**Problem**.
Write the data out again exactly, with no pictures.

[START Dataset extract]

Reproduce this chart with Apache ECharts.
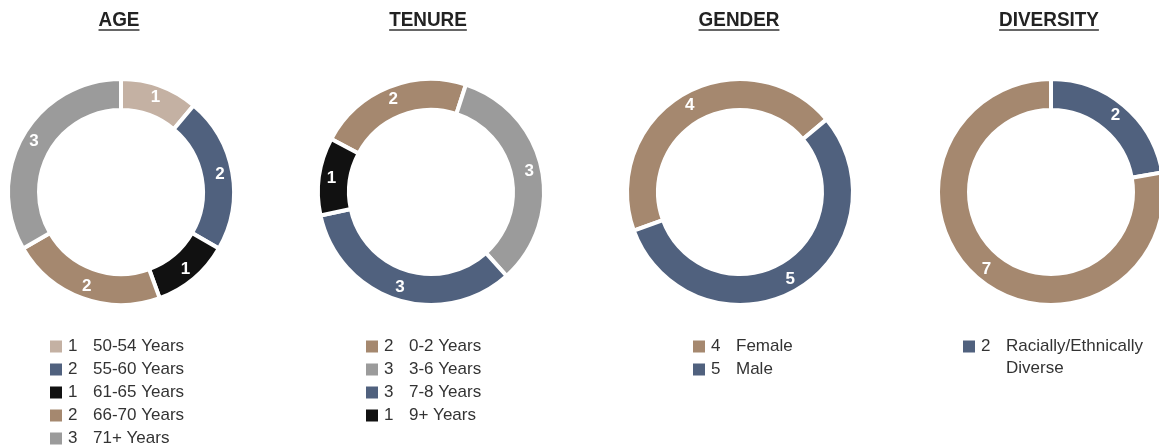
<!DOCTYPE html>
<html>
<head>
<meta charset="utf-8">
<script src="https://cdn.jsdelivr.net/npm/echarts@6/dist/echarts.min.js"></script>
<style>
    html, body { margin: 0; padding: 0; background: #fff; }
    #main { width: 1159px; height: 448px; }
</style>
</head>
<body>
<div id="main"></div>
<script>
// data
var ageNames = ['50-54 Years', '55-60 Years', '61-65 Years', '66-70 Years', '71+ Years']
var ageValues = [1, 2, 1, 2, 3]
var tenureNames = ['0-2 Years', '3-6 Years', '7-8 Years', '9+ Years']
var tenureValues = [2, 3, 3, 1]
var genderNames = ['Female', 'Male']
var genderValues = [4, 5]
var diversityNames = ['Racially/Ethnically Diverse', 'Not Diverse']
var diversityValues = [2, 7]
var titles = ['AGE', 'TENURE', 'GENDER', 'DIVERSITY']

var TAN = '#c4b1a3', BLUE = '#50617e', BLACK = '#111111', BROWN = '#a5886f', GRAY = '#9b9b9b'
var ageColors = [TAN, BLUE, BLACK, BROWN, GRAY]
var tenureColors = [BROWN, GRAY, BLUE, BLACK]
var genderColors = [BROWN, BLUE]
var diversityColors = [BLUE, BROWN]

var centersX = [121, 431, 740, 1051]
var centerY = 192
var legendX = [48, 364, 691, 961]
var titleX = [119, 428, 739, 1049]
var titleFont = 'bold 21px "Liberation Sans", Arial, sans-serif'
var titleScale = 0.9

var toData = function (names, values, colors) {
    return names.map(function (n, i) {
        return { name: n, value: values[i], itemStyle: { color: colors[i] } }
    })
}

var pies = [
    { names: ageNames, values: ageValues, colors: ageColors, start: 90, legend: ageNames },
    { names: tenureNames, values: tenureValues, colors: tenureColors, start: 152, legend: tenureNames },
    { names: genderNames, values: genderValues, colors: genderColors, start: 200, legend: genderNames },
    { names: diversityNames, values: diversityValues, colors: diversityColors, start: 90, legend: [diversityNames[0]] }
]

var valueOf = {}
pies.forEach(function (p) {
    p.names.forEach(function (n, i) { valueOf[n] = p.values[i] })
})

// measure title width for the underline
var ctx = document.createElement('canvas').getContext('2d')
ctx.font = titleFont

var graphics = []
titles.forEach(function (t, i) {
    var w = ctx.measureText(t).width * titleScale
    graphics.push({
        type: 'text',
        x: titleX[i],
        y: 20,
        scaleX: titleScale,
        style: {
            text: t,
            font: titleFont,
            fill: '#222',
            textAlign: 'center',
            textVerticalAlign: 'middle'
        }
    })
    graphics.push({
        type: 'line',
        shape: { x1: titleX[i] - w / 2, y1: 30, x2: titleX[i] + w / 2, y2: 30 },
        style: { stroke: '#333', lineWidth: 1.5 }
    })
})

var legendFont = '"Liberation Sans", Arial, sans-serif'
var legends = pies.map(function (p, i) {
    return {
        data: p.legend,
        orient: 'vertical',
        left: legendX[i],
        top: 338,
        height: 140,
        padding: 0,
        itemWidth: 14,
        itemHeight: 14,
        itemGap: 6,
        icon: 'rect',
        textStyle: {
            color: '#333',
            fontSize: 17,
            fontFamily: legendFont,
            padding: i === 3 ? [22, 0, 0, 0] : 0,
            rich: {
                n: { width: 25, fontSize: 17, lineHeight: 22, fontFamily: legendFont, color: '#333' },
                t: { fontSize: 17, lineHeight: 22, fontFamily: legendFont, color: '#333' }
            }
        },
        formatter: function (name) {
            if (name === 'Racially/Ethnically Diverse') {
                return '{n|' + valueOf[name] + '}{t|Racially/Ethnically}\n{n| }{t|Diverse}'
            }
            return '{n|' + valueOf[name] + '}{t|' + name + '}'
        }
    }
})

var series = pies.map(function (p, i) {
    return {
        type: 'pie',
        center: [centersX[i], centerY],
        radius: [82, 113],
        startAngle: p.start,
        clockwise: true,
        avoidLabelOverlap: false,
        legendHoverLink: false,
        itemStyle: { borderColor: '#fff', borderWidth: 4 },
        label: {
            show: true,
            position: 'inside',
            formatter: '{c}',
            color: '#fff',
            fontSize: 17,
            fontWeight: 'bold',
            fontFamily: legendFont
        },
        labelLine: { show: false },
        data: toData(p.names, p.values, p.colors)
    }
})

var myChart = echarts.init(document.getElementById('main'))
myChart.setOption({
    animation: false,
    legend: legends,
    graphic: graphics,
    series: series
})
</script>
</body>
</html>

[END Dataset extract]

**The result**.
Reproduce this chart with Apache ECharts.
<!DOCTYPE html>
<html>
<head>
<meta charset="utf-8">
<script src="https://cdn.jsdelivr.net/npm/echarts@6/dist/echarts.min.js"></script>
<style>
    html, body { margin: 0; padding: 0; background: #fff; }
    #main { width: 1159px; height: 448px; }
</style>
</head>
<body>
<div id="main"></div>
<script>
// data
var ageNames = ['50-54 Years', '55-60 Years', '61-65 Years', '66-70 Years', '71+ Years']
var ageValues = [1, 2, 1, 2, 3]
var tenureNames = ['0-2 Years', '3-6 Years', '7-8 Years', '9+ Years']
var tenureValues = [2, 3, 3, 1]
var genderNames = ['Female', 'Male']
var genderValues = [4, 5]
var diversityNames = ['Racially/Ethnically Diverse', 'Not Diverse']
var diversityValues = [2, 7]
var titles = ['AGE', 'TENURE', 'GENDER', 'DIVERSITY']

var TAN = '#c4b1a3', BLUE = '#50617e', BLACK = '#111111', BROWN = '#a5886f', GRAY = '#9b9b9b'
var ageColors = [TAN, BLUE, BLACK, BROWN, GRAY]
var tenureColors = [BROWN, GRAY, BLUE, BLACK]
var genderColors = [BROWN, BLUE]
var diversityColors = [BLUE, BROWN]

var centersX = [121, 431, 740, 1051]
var centerY = 192
var legendX = [48, 364, 691, 961]
var titleX = [119, 428, 739, 1049]
var titleFont = 'bold 21px "Liberation Sans", Arial, sans-serif'
var titleScale = 0.9

var toData = function (names, values, colors) {
    return names.map(function (n, i) {
        return { name: n, value: values[i], itemStyle: { color: colors[i] } }
    })
}

var pies = [
    { names: ageNames, values: ageValues, colors: ageColors, start: 90, legend: ageNames },
    { names: tenureNames, values: tenureValues, colors: tenureColors, start: 152, legend: tenureNames },
    { names: genderNames, values: genderValues, colors: genderColors, start: 200, legend: genderNames },
    { names: diversityNames, values: diversityValues, colors: diversityColors, start: 90, legend: [diversityNames[0]] }
]

var valueOf = {}
pies.forEach(function (p) {
    p.names.forEach(function (n, i) { valueOf[n] = p.values[i] })
})

// measure title width for the underline
var ctx = document.createElement('canvas').getContext('2d')
ctx.font = titleFont

var graphics = []
titles.forEach(function (t, i) {
    var w = ctx.measureText(t).width * titleScale
    graphics.push({
        type: 'text',
        x: titleX[i],
        y: 20,
        scaleX: titleScale,
        style: {
            text: t,
            font: titleFont,
            fill: '#222',
            textAlign: 'center',
            textVerticalAlign: 'middle'
        }
    })
    graphics.push({
        type: 'line',
        shape: { x1: titleX[i] - w / 2, y1: 30, x2: titleX[i] + w / 2, y2: 30 },
        style: { stroke: '#333', lineWidth: 1.5 }
    })
})

var legendFont = '"Liberation Sans", Arial, sans-serif'
var legends = pies.map(function (p, i) {
    return {
        data: p.legend,
        orient: 'vertical',
        left: legendX[i],
        top: 338,
        height: 140,
        padding: 0,
        itemWidth: 14,
        itemHeight: 14,
        itemGap: 6,
        icon: 'rect',
        textStyle: {
            color: '#333',
            fontSize: 17,
            fontFamily: legendFont,
            padding: i === 3 ? [22, 0, 0, 0] : 0,
            rich: {
                n: { width: 25, fontSize: 17, lineHeight: 22, fontFamily: legendFont, color: '#333' },
                t: { fontSize: 17, lineHeight: 22, fontFamily: legendFont, color: '#333' }
            }
        },
        formatter: function (name) {
            if (name === 'Racially/Ethnically Diverse') {
                return '{n|' + valueOf[name] + '}{t|Racially/Ethnically}\n{n| }{t|Diverse}'
            }
            return '{n|' + valueOf[name] + '}{t|' + name + '}'
        }
    }
})

var series = pies.map(function (p, i) {
    return {
        type: 'pie',
        center: [centersX[i], centerY],
        radius: [82, 113],
        startAngle: p.start,
        clockwise: true,
        avoidLabelOverlap: false,
        legendHoverLink: false,
        itemStyle: { borderColor: '#fff', borderWidth: 4 },
        label: {
            show: true,
            position: 'inside',
            formatter: '{c}',
            color: '#fff',
            fontSize: 17,
            fontWeight: 'bold',
            fontFamily: legendFont
        },
        labelLine: { show: false },
        data: toData(p.names, p.values, p.colors)
    }
})

var myChart = echarts.init(document.getElementById('main'))
myChart.setOption({
    animation: false,
    legend: legends,
    graphic: graphics,
    series: series
})
</script>
</body>
</html>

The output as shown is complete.